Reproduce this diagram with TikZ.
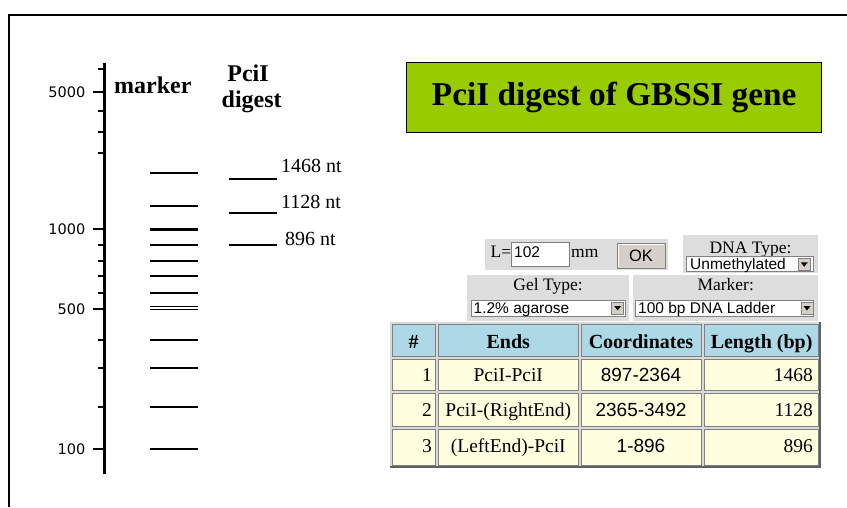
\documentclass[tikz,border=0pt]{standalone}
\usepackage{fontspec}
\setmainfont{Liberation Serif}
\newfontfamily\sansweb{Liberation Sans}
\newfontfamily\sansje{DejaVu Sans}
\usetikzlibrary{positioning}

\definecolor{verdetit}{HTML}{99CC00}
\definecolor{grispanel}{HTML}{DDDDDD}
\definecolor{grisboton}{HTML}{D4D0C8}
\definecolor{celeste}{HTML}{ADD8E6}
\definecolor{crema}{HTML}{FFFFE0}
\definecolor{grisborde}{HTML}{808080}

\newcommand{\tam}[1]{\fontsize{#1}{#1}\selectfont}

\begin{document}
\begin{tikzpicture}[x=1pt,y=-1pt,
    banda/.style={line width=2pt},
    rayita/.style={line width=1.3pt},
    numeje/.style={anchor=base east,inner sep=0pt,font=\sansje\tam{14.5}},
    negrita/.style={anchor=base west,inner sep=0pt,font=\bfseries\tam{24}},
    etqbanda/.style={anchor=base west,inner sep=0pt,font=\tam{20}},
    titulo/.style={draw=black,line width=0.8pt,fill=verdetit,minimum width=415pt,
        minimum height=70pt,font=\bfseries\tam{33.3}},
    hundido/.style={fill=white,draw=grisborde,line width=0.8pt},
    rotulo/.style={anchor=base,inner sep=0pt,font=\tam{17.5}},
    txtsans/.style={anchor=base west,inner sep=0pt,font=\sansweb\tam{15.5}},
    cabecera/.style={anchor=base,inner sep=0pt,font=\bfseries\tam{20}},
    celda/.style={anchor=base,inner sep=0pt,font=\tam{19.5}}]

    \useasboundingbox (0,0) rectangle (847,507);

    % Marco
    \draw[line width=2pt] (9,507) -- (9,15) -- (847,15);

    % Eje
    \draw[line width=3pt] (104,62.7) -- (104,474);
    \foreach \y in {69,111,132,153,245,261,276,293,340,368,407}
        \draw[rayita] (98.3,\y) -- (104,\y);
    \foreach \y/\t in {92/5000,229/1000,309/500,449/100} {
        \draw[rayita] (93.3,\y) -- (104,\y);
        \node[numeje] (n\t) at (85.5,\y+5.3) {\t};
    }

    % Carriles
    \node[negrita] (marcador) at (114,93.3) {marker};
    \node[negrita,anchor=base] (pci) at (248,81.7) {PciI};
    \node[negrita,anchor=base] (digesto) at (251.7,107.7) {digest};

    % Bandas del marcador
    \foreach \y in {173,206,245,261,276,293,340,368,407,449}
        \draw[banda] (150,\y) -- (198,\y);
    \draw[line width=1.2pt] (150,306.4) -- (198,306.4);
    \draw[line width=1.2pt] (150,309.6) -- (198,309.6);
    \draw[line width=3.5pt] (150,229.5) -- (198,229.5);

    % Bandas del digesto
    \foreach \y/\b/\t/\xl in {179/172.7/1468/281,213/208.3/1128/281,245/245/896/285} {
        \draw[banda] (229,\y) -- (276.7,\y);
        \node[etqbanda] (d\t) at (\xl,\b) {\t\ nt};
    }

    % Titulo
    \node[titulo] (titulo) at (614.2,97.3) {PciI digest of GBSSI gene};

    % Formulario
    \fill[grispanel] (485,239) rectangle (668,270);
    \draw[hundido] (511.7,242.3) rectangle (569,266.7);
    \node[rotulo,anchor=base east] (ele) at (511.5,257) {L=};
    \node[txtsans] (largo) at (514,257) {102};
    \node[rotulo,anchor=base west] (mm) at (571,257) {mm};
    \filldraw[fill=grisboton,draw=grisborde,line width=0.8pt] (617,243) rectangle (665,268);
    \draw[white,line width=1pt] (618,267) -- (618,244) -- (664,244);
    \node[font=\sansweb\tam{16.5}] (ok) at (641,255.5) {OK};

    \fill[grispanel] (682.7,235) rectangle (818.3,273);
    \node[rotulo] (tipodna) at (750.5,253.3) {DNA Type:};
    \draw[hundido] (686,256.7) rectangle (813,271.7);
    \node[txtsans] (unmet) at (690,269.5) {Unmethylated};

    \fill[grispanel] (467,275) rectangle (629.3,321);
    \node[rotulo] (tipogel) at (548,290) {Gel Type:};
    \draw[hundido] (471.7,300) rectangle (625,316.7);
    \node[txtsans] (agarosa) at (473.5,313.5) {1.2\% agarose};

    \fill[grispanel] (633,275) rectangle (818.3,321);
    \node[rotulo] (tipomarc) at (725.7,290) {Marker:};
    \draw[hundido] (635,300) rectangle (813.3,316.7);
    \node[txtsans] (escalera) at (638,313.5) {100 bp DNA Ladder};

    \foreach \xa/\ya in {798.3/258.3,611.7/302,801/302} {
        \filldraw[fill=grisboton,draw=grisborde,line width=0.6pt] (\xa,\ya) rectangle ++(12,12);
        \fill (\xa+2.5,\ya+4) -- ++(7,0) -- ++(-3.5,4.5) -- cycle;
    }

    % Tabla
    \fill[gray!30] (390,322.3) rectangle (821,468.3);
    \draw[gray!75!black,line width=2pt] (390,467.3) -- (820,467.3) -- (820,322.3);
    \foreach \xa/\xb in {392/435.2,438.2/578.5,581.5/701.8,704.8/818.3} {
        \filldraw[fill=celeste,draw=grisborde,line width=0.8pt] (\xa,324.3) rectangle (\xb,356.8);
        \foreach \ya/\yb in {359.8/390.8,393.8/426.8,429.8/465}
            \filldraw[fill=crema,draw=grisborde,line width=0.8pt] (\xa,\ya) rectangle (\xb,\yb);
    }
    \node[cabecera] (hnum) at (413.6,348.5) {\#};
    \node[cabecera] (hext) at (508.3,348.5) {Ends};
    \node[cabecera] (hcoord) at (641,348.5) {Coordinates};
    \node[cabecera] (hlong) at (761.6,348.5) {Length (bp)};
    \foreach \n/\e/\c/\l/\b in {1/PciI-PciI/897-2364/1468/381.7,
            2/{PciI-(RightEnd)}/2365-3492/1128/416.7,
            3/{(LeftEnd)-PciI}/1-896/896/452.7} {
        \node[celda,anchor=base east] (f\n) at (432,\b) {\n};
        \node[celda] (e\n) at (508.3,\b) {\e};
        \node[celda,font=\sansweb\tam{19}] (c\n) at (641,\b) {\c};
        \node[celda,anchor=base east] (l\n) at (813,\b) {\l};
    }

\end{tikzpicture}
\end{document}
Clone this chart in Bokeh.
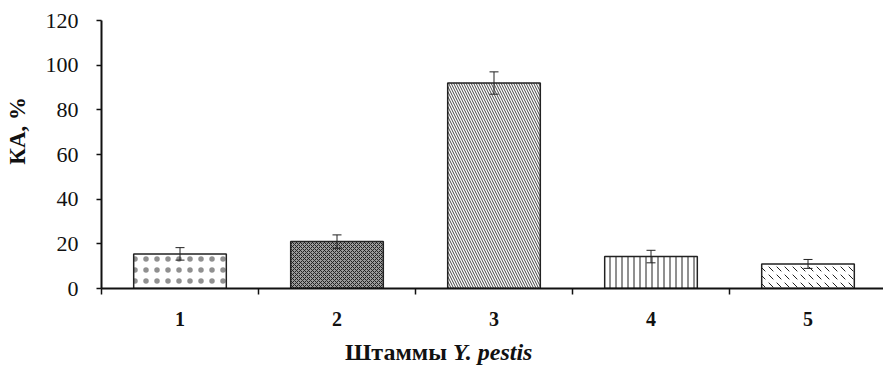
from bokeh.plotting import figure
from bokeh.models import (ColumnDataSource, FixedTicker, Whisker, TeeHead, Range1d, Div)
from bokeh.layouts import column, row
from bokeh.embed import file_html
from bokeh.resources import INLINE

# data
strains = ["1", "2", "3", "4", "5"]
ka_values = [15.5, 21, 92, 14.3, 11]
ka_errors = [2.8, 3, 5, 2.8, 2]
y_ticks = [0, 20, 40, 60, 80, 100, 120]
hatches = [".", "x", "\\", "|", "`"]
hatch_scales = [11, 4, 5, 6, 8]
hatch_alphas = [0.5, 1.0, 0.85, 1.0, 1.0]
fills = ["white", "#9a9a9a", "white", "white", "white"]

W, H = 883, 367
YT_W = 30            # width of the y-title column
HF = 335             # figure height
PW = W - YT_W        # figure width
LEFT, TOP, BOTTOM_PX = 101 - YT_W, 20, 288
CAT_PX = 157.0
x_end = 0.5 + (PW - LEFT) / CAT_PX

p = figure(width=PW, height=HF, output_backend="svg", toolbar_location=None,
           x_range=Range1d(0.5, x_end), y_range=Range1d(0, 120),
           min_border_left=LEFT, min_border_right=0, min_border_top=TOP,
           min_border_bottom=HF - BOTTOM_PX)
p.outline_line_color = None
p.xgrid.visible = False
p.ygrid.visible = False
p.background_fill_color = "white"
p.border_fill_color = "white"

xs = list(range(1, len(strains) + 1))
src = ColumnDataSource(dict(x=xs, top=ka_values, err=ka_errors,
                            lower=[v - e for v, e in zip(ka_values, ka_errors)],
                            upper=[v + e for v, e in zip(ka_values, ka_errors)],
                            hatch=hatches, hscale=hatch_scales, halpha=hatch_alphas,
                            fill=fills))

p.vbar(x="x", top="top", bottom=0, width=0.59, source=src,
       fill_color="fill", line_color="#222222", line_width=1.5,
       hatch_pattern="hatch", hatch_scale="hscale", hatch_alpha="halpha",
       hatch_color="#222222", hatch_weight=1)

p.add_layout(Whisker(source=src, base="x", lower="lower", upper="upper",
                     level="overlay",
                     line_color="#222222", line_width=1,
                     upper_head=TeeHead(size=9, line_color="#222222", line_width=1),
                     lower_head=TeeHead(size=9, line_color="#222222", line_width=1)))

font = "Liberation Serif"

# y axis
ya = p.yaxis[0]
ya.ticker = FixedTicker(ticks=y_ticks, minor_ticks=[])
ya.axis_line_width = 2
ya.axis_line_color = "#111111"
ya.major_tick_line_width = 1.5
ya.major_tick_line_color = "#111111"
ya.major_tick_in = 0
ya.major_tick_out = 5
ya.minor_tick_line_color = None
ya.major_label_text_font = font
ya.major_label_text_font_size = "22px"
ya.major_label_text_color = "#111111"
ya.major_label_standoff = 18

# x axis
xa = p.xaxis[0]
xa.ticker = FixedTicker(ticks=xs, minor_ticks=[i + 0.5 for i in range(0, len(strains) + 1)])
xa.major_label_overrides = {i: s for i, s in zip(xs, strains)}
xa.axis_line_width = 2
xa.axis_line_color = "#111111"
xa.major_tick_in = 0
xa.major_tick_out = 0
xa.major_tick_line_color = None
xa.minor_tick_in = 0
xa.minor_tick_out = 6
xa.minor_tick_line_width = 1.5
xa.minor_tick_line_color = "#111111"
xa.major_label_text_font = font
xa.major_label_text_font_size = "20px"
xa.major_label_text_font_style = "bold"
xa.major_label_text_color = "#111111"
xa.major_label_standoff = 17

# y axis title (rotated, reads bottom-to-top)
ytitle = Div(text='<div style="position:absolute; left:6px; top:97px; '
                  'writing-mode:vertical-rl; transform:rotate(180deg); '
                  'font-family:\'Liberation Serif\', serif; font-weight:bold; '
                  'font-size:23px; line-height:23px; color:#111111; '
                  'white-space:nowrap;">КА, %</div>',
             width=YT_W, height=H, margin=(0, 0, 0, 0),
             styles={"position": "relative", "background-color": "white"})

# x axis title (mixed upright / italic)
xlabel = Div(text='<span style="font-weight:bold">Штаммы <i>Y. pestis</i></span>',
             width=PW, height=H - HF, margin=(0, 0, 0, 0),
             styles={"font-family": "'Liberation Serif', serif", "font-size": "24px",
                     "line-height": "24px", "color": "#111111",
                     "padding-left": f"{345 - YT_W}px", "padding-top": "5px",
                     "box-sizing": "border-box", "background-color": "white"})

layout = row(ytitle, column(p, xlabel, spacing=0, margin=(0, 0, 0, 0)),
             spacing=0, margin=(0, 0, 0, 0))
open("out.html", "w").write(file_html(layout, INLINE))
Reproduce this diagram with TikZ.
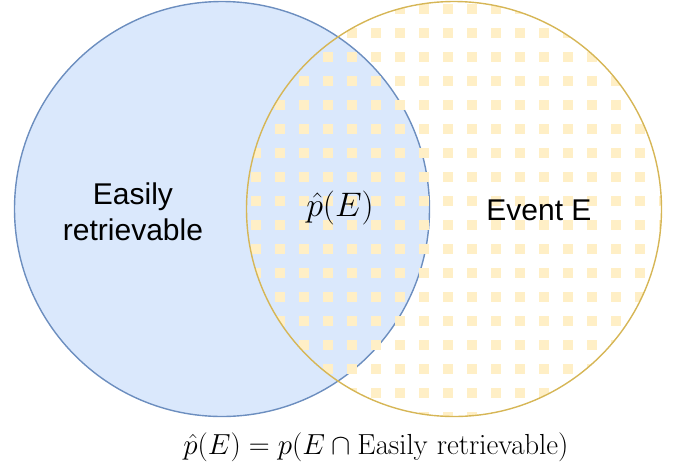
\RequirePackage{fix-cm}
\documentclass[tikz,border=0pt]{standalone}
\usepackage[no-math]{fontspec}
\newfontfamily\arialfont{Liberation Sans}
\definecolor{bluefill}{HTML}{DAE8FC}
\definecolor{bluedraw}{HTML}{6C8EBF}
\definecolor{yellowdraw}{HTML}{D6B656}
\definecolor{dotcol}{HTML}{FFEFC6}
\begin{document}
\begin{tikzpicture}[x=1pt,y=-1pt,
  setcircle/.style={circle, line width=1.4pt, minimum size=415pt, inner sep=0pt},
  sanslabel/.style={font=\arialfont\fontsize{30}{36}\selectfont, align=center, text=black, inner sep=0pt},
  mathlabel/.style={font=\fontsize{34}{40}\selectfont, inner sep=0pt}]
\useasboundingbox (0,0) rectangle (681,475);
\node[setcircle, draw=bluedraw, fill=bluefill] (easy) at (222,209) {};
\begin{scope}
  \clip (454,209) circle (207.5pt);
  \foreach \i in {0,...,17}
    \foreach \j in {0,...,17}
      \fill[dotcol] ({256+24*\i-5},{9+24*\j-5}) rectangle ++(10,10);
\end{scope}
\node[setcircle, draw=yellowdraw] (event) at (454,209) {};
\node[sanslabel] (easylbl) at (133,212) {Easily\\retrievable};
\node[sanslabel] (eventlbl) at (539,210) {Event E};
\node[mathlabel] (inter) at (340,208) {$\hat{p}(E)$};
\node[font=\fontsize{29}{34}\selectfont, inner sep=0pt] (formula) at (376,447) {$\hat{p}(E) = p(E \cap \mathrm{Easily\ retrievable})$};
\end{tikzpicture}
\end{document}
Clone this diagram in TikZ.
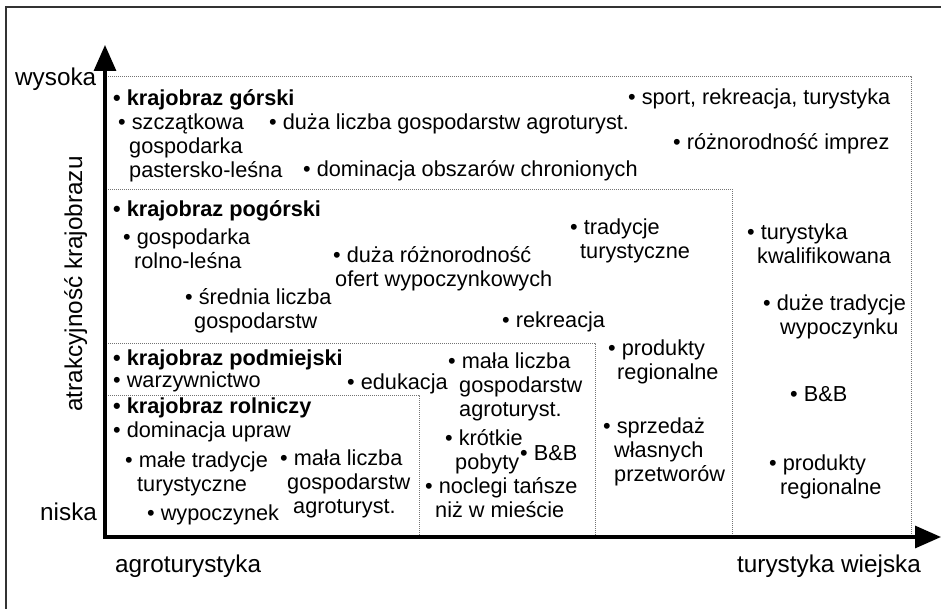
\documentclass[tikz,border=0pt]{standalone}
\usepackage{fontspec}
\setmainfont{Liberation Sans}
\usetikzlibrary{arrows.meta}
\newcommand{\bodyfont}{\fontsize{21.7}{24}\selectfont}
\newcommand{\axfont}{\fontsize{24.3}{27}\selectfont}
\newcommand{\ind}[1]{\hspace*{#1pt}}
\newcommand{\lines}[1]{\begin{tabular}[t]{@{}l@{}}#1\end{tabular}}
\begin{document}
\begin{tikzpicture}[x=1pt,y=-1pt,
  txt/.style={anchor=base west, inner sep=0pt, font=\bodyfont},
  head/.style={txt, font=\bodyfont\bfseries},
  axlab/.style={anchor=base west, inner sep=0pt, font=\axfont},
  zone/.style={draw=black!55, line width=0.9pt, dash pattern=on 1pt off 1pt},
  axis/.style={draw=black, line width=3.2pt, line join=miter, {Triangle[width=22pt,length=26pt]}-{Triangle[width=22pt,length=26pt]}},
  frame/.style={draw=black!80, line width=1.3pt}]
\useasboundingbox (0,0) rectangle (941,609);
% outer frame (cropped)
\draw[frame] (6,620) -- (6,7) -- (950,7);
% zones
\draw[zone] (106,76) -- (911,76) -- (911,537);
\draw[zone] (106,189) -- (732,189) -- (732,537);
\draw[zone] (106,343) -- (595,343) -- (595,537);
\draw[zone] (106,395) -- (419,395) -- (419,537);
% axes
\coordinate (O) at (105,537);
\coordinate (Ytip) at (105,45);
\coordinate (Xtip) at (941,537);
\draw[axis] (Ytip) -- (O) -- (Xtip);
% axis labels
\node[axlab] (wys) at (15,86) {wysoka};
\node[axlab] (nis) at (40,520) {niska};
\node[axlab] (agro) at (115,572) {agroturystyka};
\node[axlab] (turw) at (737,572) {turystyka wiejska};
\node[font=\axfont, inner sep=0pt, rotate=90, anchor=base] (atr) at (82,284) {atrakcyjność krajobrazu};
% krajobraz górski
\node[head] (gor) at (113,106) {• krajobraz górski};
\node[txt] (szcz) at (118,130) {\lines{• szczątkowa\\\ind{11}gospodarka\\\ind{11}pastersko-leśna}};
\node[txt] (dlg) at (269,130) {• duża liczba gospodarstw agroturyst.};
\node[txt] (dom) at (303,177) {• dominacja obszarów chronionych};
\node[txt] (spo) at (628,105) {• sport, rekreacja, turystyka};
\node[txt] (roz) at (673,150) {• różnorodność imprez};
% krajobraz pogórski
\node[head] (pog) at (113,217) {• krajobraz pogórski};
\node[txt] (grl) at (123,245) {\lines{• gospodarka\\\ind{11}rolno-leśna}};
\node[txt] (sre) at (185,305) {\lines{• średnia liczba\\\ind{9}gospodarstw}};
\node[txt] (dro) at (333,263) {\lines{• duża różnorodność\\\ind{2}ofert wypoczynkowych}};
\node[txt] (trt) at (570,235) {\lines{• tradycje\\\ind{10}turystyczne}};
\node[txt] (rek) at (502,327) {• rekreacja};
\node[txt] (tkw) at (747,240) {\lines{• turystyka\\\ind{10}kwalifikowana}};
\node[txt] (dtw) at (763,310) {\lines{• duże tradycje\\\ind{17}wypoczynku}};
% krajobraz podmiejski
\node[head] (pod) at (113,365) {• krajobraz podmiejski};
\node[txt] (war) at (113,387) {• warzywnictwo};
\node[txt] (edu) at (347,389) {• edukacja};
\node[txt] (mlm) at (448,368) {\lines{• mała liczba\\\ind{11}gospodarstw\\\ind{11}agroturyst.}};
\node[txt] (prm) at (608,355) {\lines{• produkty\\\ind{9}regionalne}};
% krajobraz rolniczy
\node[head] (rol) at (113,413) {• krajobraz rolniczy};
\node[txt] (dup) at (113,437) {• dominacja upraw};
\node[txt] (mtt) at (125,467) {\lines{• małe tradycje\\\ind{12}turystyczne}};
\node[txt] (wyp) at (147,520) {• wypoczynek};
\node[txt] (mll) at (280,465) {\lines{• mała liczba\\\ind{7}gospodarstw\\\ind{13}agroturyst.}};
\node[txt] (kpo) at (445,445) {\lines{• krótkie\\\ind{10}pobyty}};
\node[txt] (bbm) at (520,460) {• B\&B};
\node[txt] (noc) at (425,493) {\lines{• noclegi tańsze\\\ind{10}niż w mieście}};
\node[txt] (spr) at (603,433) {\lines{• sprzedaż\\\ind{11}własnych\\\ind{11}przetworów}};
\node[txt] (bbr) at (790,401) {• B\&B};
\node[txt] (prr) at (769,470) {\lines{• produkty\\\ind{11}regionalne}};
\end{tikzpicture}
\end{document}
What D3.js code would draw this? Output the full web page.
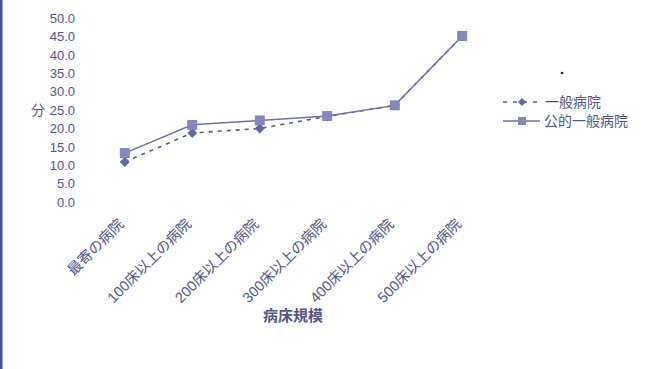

- - -

DO THIS: Drop the images and output only the lines from the one that contains "Clone this chart in Bokeh." to the one that contains "x_end = 0.5 + (PW - LEFT) / CAT_PX", both included.

TASK RESULT:
Clone this chart in Bokeh.
from bokeh.plotting import figure
from bokeh.models import (ColumnDataSource, FixedTicker, Whisker, TeeHead, Range1d, Div)
from bokeh.layouts import column, row
from bokeh.embed import file_html
from bokeh.resources import INLINE

# data
strains = ["1", "2", "3", "4", "5"]
ka_values = [15.5, 21, 92, 14.3, 11]
ka_errors = [2.8, 3, 5, 2.8, 2]
y_ticks = [0, 20, 40, 60, 80, 100, 120]
hatches = [".", "x", "\\", "|", "`"]
hatch_scales = [11, 4, 5, 6, 8]
hatch_alphas = [0.5, 1.0, 0.85, 1.0, 1.0]
fills = ["white", "#9a9a9a", "white", "white", "white"]

W, H = 883, 367
YT_W = 30            # width of the y-title column
HF = 335             # figure height
PW = W - YT_W        # figure width
LEFT, TOP, BOTTOM_PX = 101 - YT_W, 20, 288
CAT_PX = 157.0
x_end = 0.5 + (PW - LEFT) / CAT_PX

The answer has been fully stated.